The report itself is here. There's ever so slightly a logical problem with the claim though. Let us assume that the evidence presented to us is correct. There are fewer inspections being carried out by those Local Authority employed EHOs. There is also that number of deaths from those causes. This is the result of Tory austerity and Yah! Boo! How Terrible!

However, the important thing we need to consider is whether this change in the regulatory regime is leading to more deaths from these causes or fewer. It is possible that having more private sector inspectors, more industry involvement and less LA, is improving the system, not making it worse. We don't say it is doing so you understand, only that it is at least potentially feasible. Just as the case being made, that less LA involvement is making the system worse is feasible. But that is the case that needs to be studied. Is the new system increasing or reducing the number of people dying from these causes? 

We don't know and on a Sunday morning we're not inclined to go look it all up. Which is why we would rather hope that a report trying to make the case one way or the other would provide some evidence. Which this report does not. It doesn't even begin to discuss the subject. It simply states that there's less LA and EHO involvement and also that this number of people are dying. There isn't even a start to an examination of whether those numbers of deaths are rising or falling.

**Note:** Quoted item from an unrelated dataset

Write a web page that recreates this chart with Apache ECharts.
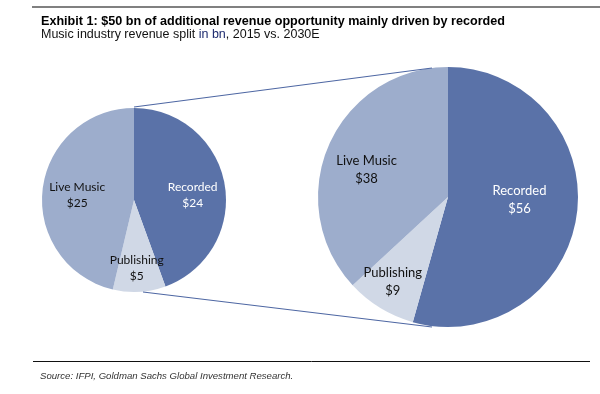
<!DOCTYPE html>
<html>
<head>
<meta charset="utf-8">
<script src="https://cdn.jsdelivr.net/npm/echarts@6/dist/echarts.min.js"></script>
<style>
html,body{margin:0;padding:0;background:#fff;}
#chart{width:600px;height:394px;}
</style>
</head>
<body>
<div id="chart"></div>
<script>
// ---- data ----
var categories = ['Recorded', 'Publishing', 'Live Music'];
var values2015 = [24, 5, 25];
var values2030 = [56, 9, 38];
var titleText = 'Exhibit 1: $50 bn of additional revenue opportunity mainly driven by recorded';
var subtitleParts = ['Music industry revenue split ', 'in bn', ', 2015 vs. 2030E'];
var sourceText = 'Source: IFPI, Goldman Sachs Global Investment Research.';

// ---- layout / style ----
var colors = ['#5a72a8', '#d0d8e6', '#9dadcc'];
var labelColors = ['#ffffff', '#111111', '#111111'];
var smallPie = { cx: 134, cy: 200, r: 92, font: 12, lh: 16, labelFrac: [0.64, 0.74, 0.62], labelShift: [5, 1, -2] };
var bigPie = { cx: 448, cy: 197, r: 130, font: 13, lh: 18, labelFrac: [0.55, 0.78, 0.66], labelShift: [-5.5, 1.5, -5.2] };
var fontLabel = 'Lato, "Open Sans", sans-serif';
var fontHead = '"Liberation Sans", Arial, sans-serif';

function pieSeries(values, cfg) {
  var total = values.reduce(function (a, b) { return a + b; }, 0);
  return {
    type: 'pie',
    center: [cfg.cx, cfg.cy],
    radius: [0, cfg.r],
    startAngle: 90,
    clockwise: true,
    silent: true,
    animation: false,
    label: {
      show: true,
      position: 'inside',
      fontFamily: fontLabel,
      fontSize: cfg.font,
      lineHeight: cfg.lh,
      formatter: function (p) { return p.name + '\n$' + p.value; }
    },
    labelLine: { show: false },
    labelLayout: function (p) {
      var before = 0;
      for (var i = 0; i < p.dataIndex; i++) before += values[i];
      var mid = (before + values[p.dataIndex] / 2) / total * 2 * Math.PI
        + cfg.labelShift[p.dataIndex] * Math.PI / 180;
      var rr = cfg.labelFrac[p.dataIndex] * cfg.r;
      var tx = cfg.cx + Math.sin(mid) * rr, ty = cfg.cy - Math.cos(mid) * rr;
      var rc = p.labelRect;
      return { dx: tx - (rc.x + rc.width / 2), dy: ty - (rc.y + rc.height / 2) };
    },
    itemStyle: { borderWidth: 0 },
    data: categories.map(function (c, i) {
      return {
        name: c, value: values[i],
        itemStyle: { color: colors[i] },
        label: { color: labelColors[i] }
      };
    })
  };
}

var chart = echarts.init(document.getElementById('chart'), null, { renderer: 'canvas' });
var lineColor = '#4e67a3';
chart.setOption({
  backgroundColor: '#ffffff',
  animation: false,
  title: [
    {
      text: titleText, left: 36, top: 10,
      textStyle: { fontFamily: fontHead, fontWeight: 'bold', fontSize: 12.6, lineHeight: 14, color: '#000' }
    },
    {
      text: '{a|' + subtitleParts[0] + '}{b|' + subtitleParts[1] + '}{a|' + subtitleParts[2] + '}',
      left: 36, top: 23,
      textStyle: {
        fontWeight: 'normal',
        rich: {
          a: { fontFamily: fontHead, fontWeight: 'normal', fontSize: 12.5, lineHeight: 14, color: '#111' },
          b: { fontFamily: fontHead, fontWeight: 'normal', fontSize: 12.5, lineHeight: 14, color: '#1c2a6e' }
        }
      }
    },
    {
      text: sourceText, left: 35, top: 365,
      textStyle: { fontFamily: fontHead, fontStyle: 'italic', fontWeight: 'normal', fontSize: 9.6, lineHeight: 12, color: '#333' }
    }
  ],
  graphic: [
    { type: 'line', shape: { x1: 32, y1: 7, x2: 600, y2: 7 }, style: { stroke: '#808080', lineWidth: 2 } },
    { type: 'line', shape: { x1: 33, y1: 361.5, x2: 590, y2: 361.5 }, style: { stroke: '#111', lineWidth: 1 } },
    { type: 'line', z: 10, shape: { x1: smallPie.cx, y1: smallPie.cy - smallPie.r - 1, x2: bigPie.cx - 16, y2: bigPie.cy - bigPie.r + 1 }, style: { stroke: lineColor, lineWidth: 1.2 } },
    { type: 'line', z: 10, shape: { x1: smallPie.cx + 9, y1: smallPie.cy + smallPie.r, x2: bigPie.cx - 16, y2: bigPie.cy + bigPie.r }, style: { stroke: lineColor, lineWidth: 1.2 } }
  ],
  series: [pieSeries(values2015, smallPie), pieSeries(values2030, bigPie)]
});
</script>
</body>
</html>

The paper thus fails the most basic logical test of its own assertions. We're not very interested (not unless we're the union that EHOs belong to) in how many EHOs there are: we're interested in how good the regulatory regime is. Which is the one thing not considered in the slightest here.

Seriously, measuring the effectiveness of regulation by the number of bureaucrats employed to regulate isn't the way to do it. Must try harder, F - is your grade, see me after class.